As the latest in a series of floods, which have ravaged France this winter, showed some signs of receding, insurers began counting the potential losses. Last October’s floods in Europe cost insurers an estimated $1.2 billion with about a quarter of those losses in France. The current flooding affects a much broader area, and preliminary damage estimates fall in the $200 to $400 million range.
The Saône and the Rhone in Eastern France were reported to be receding after having reached flood levels in excess of 15 feet over normal in some areas. In Paris and its suburbs, notably the Val d’Oise and Yvelines the Seine and the Oise remained at flood levels near 17 feet over normal, but were beginning to retreat. Many homes and businesses all along the Seine from just outside Paris to Le Havre are still submerged in up to 4 feet of water, and all river traffic has been halted.
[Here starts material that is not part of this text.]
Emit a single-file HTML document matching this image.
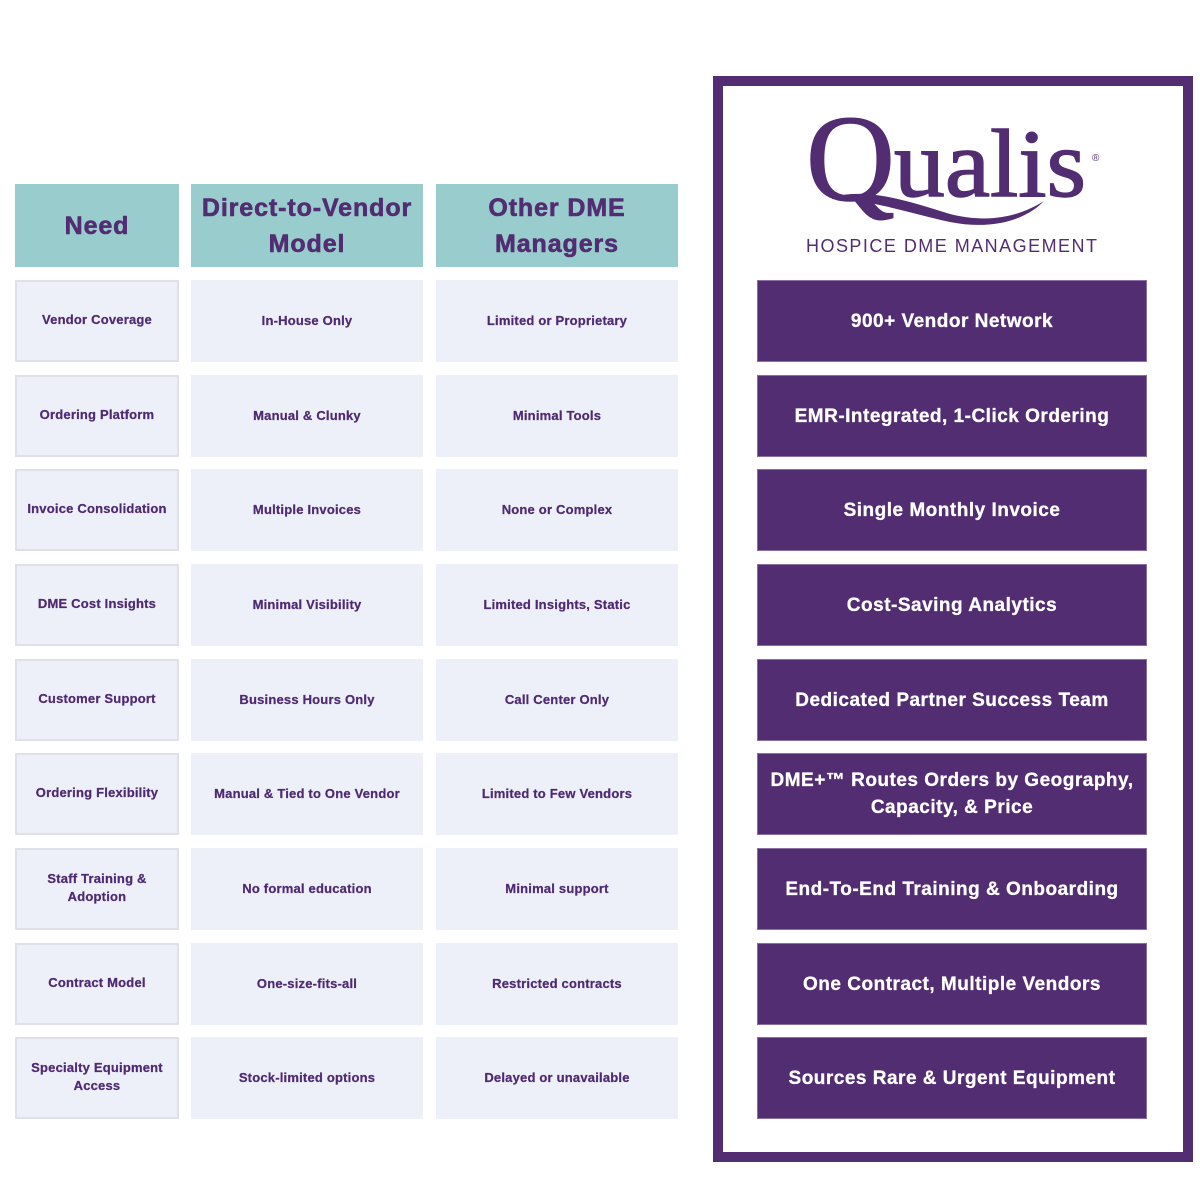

Some towns in Brittany and Normandy, notably Redon, Granville, Elbeuf, Châteaubourg and Rouen have been particularly hard hit. Over 26,000 homes have had no water or electricity for almost a week.
Authorities have blamed the floods on particularly heavy rains in March, up to 3 times the normal amount in some regions, which fell on ground already saturated from previous storms. While its true that there hasn’t been a week since the end of September when it hasn’t rained, the damages are increased by two other factors.
Over the last 10 years construction around Paris and many cities in Normandy has proliferated. A large portion of these homes and commercial sites have been built on floodplains. They inevitably suffer damages when the water rises. In Normandy and Brittany vast tracts of “bocage” (woodlands and open fields) have been lost to development, causing the water to run off into local rivers and streams at a greater rate, rather than be absorbed. Many French insurers are taking a closer look at the nature of the risks involved in localities which are prone to flooding.